Harom Hara is not a film for kids: Gnanasagar Dwaraka

The Harom Hara director talks about how his second film belongs to him, the special emphasis he places on visual design of a film, and more
Gnanasagar Dwaraka; A still from Harom Hara
Gnanasagar Dwaraka; A still from Harom Hara

Harom Hara, the upcoming Sudheer Babu starrer, tells the story of an underdog figure from a small rural town in Andhra Pradesh who becomes a powerful person after he enters the gunmaking trade. Gnanasagar Dwaraka, who has directed the film, recalls reading some articles about a gunmaker in Chittoor district and watching a documentary, both of which were helpful for him while drafting the script. He adds, “And yet, these were not enough. So I decided to add an element of Kuppam, the place I come from. There is plenty of Kuppam-specific information in the film, whether it be about language, food, or culture.”

At the same time, the director clarifies that gunmaking is not the main subject in Harom Hara. “There are many threads to the narrative, including a spiritual element,” he adds. The director also shares that he is a devotee of Lord Subramanya, which is why he named his film’s protagonist after the deity.

Gnanagsagar says emphatically that he loves underdog stories, which is the core of Harom Hara, and that he took an organic approach to his script. “If someone from a rural area is making guns all by himself, to what extent can he use modern equipment? We tried to deal with such information on a screenplay and execution level,” the director adds. The director also states that the post-production for Harom Hara took a long time, considering it was a period film. “The genre meant more time spent on finalising costumes and production design—more time than usual." The director says that even though Sudheer Babu had expressed great excitement about the project during the first narration itself, he didn't open office until he got complete clarity on Sudheer Babu’s dates, adding that the film’s shoot began only in April 2023.

Harom Hara showcases Sudheer Babu in a whole new light, the director reveals. He adds, “He is a damn good performer. No one has fully explored his potential until now. There is a swag in dialogues that only certain actors can enhance, and Sudheer Babu is one of them.” Gnanasagar also recalls how Sudheer Babu had no trouble grasping the local Kuppam accent and finished the dubbing for the film within four days.

Gnanasgar’s first film, Sehari, is a romantic comedy released in 2022. The director, however, clarifies that he is not a big fan of the genre. “It wasn’t my story. But the opportunity to direct Sehari came at such a time that I couldn’t say no. Harom Hara, on the other hand, is my film. From conception to direction, I can say it belongs to me.” While on the subject, the director also speaks about his inclination towards a contrastful colour scheme for the visuals in a film. He elaborates on his preferences, saying, “If a story has intensity, it should reflect in the frames. If one observes, there is generally a low-key light inside a temple. That way, one feels the intensity of God to a greater degree.”

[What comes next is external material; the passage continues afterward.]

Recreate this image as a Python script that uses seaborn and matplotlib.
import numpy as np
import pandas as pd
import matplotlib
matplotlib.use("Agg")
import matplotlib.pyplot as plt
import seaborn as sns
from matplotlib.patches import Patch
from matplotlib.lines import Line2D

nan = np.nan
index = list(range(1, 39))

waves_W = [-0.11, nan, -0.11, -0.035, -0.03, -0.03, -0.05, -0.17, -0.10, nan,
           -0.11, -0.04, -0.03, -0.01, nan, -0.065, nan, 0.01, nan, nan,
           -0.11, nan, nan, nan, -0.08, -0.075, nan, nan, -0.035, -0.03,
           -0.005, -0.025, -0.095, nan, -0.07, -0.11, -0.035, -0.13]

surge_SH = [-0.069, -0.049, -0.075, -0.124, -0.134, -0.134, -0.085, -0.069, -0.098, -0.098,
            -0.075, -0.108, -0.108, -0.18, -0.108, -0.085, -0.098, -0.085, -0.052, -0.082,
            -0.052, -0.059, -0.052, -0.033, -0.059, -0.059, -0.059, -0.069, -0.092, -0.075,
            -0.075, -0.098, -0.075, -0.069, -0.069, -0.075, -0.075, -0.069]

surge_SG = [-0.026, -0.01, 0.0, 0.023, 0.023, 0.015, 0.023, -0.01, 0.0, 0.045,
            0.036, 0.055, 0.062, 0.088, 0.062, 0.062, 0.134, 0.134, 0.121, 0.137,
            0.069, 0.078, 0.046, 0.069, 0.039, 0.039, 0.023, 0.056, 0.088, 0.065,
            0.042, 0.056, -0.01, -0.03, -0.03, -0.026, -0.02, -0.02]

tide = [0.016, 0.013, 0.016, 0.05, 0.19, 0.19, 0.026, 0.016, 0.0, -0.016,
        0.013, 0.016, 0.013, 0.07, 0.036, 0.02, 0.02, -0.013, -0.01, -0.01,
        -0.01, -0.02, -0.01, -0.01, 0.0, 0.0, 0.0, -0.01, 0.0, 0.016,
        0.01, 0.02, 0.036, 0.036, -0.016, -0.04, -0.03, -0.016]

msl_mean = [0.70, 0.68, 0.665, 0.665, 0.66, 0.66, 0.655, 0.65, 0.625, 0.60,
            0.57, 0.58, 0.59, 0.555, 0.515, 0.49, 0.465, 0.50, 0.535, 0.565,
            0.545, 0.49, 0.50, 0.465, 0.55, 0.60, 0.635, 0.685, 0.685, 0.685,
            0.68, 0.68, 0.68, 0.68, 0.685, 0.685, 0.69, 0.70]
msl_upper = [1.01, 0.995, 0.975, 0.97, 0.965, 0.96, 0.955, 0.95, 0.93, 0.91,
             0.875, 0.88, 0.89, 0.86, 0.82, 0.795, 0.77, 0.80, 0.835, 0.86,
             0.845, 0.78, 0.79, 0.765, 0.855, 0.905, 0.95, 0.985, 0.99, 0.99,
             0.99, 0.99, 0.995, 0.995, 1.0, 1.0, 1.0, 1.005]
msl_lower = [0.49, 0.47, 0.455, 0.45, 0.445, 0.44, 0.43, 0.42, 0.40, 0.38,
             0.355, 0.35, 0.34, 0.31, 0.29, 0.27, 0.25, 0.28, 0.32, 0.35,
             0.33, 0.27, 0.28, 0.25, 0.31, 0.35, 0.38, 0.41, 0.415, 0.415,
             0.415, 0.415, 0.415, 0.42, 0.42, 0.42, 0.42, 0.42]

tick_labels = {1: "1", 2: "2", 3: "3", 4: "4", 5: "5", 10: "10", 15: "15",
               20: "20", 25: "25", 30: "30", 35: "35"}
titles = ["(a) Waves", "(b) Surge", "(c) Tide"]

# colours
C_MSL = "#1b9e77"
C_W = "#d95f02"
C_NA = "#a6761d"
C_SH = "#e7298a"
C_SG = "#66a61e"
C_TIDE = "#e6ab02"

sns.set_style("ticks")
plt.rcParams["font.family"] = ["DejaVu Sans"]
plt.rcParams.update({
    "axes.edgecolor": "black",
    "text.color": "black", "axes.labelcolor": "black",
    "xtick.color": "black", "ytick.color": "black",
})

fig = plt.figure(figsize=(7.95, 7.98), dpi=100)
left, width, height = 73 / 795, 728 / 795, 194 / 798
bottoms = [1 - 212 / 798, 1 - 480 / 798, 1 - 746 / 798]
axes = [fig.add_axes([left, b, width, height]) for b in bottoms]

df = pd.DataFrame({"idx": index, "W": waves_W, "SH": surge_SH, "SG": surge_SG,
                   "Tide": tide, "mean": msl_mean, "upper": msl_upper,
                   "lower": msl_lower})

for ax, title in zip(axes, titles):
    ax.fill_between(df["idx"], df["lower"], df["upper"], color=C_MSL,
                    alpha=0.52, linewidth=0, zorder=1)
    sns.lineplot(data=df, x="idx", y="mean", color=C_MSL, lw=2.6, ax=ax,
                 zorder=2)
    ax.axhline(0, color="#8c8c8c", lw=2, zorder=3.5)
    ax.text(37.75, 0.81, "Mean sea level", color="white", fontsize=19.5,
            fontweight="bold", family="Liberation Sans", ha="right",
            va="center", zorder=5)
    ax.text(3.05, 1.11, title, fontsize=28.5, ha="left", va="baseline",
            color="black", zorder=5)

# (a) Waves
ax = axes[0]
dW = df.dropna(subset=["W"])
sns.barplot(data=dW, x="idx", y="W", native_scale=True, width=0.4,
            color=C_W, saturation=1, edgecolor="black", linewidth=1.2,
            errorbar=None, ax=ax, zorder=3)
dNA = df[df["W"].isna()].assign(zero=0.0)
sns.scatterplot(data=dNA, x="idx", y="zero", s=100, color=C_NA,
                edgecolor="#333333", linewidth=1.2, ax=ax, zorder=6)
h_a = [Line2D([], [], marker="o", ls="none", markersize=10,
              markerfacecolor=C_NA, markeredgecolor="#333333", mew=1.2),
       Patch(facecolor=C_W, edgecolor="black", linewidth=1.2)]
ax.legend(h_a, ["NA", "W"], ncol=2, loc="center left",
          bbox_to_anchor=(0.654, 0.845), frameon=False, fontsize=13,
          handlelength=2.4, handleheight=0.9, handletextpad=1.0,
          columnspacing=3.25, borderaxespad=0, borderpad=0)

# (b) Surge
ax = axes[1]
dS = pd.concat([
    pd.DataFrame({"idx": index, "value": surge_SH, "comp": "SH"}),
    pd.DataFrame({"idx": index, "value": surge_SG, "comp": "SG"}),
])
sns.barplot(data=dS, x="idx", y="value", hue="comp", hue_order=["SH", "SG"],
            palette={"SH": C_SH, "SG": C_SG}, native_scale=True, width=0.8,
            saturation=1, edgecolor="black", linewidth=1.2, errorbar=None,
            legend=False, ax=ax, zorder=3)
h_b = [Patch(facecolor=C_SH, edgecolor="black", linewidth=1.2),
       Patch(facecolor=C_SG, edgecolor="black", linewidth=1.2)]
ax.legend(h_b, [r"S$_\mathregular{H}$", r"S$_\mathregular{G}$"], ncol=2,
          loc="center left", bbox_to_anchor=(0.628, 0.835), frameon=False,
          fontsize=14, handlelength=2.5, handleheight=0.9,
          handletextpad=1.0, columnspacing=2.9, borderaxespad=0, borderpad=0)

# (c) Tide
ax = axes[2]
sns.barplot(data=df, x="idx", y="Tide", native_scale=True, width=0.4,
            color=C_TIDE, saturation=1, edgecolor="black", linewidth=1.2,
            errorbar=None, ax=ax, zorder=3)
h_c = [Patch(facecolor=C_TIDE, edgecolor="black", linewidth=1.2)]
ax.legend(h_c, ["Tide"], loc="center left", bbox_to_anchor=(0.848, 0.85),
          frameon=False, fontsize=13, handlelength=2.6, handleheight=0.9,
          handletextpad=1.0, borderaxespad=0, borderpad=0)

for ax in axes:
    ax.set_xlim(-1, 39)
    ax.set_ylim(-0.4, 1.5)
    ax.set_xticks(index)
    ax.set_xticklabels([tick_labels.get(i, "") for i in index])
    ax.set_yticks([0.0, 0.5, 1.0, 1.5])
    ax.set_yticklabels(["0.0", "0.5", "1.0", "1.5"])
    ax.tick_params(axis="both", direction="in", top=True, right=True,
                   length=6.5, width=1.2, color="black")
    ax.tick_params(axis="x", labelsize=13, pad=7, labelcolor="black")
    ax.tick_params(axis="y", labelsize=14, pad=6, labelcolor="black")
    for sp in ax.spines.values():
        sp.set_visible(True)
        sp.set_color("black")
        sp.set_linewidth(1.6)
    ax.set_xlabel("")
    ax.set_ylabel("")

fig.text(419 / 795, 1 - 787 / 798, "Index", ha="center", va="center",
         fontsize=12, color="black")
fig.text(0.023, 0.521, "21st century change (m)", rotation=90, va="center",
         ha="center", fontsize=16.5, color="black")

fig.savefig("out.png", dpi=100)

Harom Hara has received an A certificate from the censor board, as opposed to the U/A certificate for most mainstream films. The director states on the subject, “It’s not a children's film. There is a lot of violence.” At the same time, the director asserts that there is a strongly emotional father-son in Harom Hara that will resonate with the audience. He says, “Rest of the elements, like action or detailing, doesn’t work if the emotion doesn’t land. I lost my father in 2017, and I believe the essence of my relationship with him will reflect in this film.” The director takes a moment to thank his producers for continually showing faith in him and the story. “There is a certain risk of getting involved with these kinds of projects, which only passionate producers can take, fully knowing that films can go overbudget to some extent.”

Harom Hara was earlier billed and promoted as a pan-India film, slated to release in languages like Hindi, Tamil, and Kannada. However, the makers withdrew the decision a few days ago. Gnanasagar throws light on the development, recalling how he wasn’t happy with the translated dialogue script that was penned for other languages. “After hearing the lines written for the dubbed version, I realised they didn’t capture the essence of the film, and an attempt to nail it would take another 6 months. My learning from this experience was that the dubbing should begin at an early stage, and the dubbing script should be penned by experienced writers.”

Gnanasagar confirms that his next film, too, will be from the Harom Hara producers, and that it will be an action-oriented project. “It will perhaps have more violence,” the director smilingly adds, before noting that the rest of the details are in the discussion stage and that he will make an announcement soon.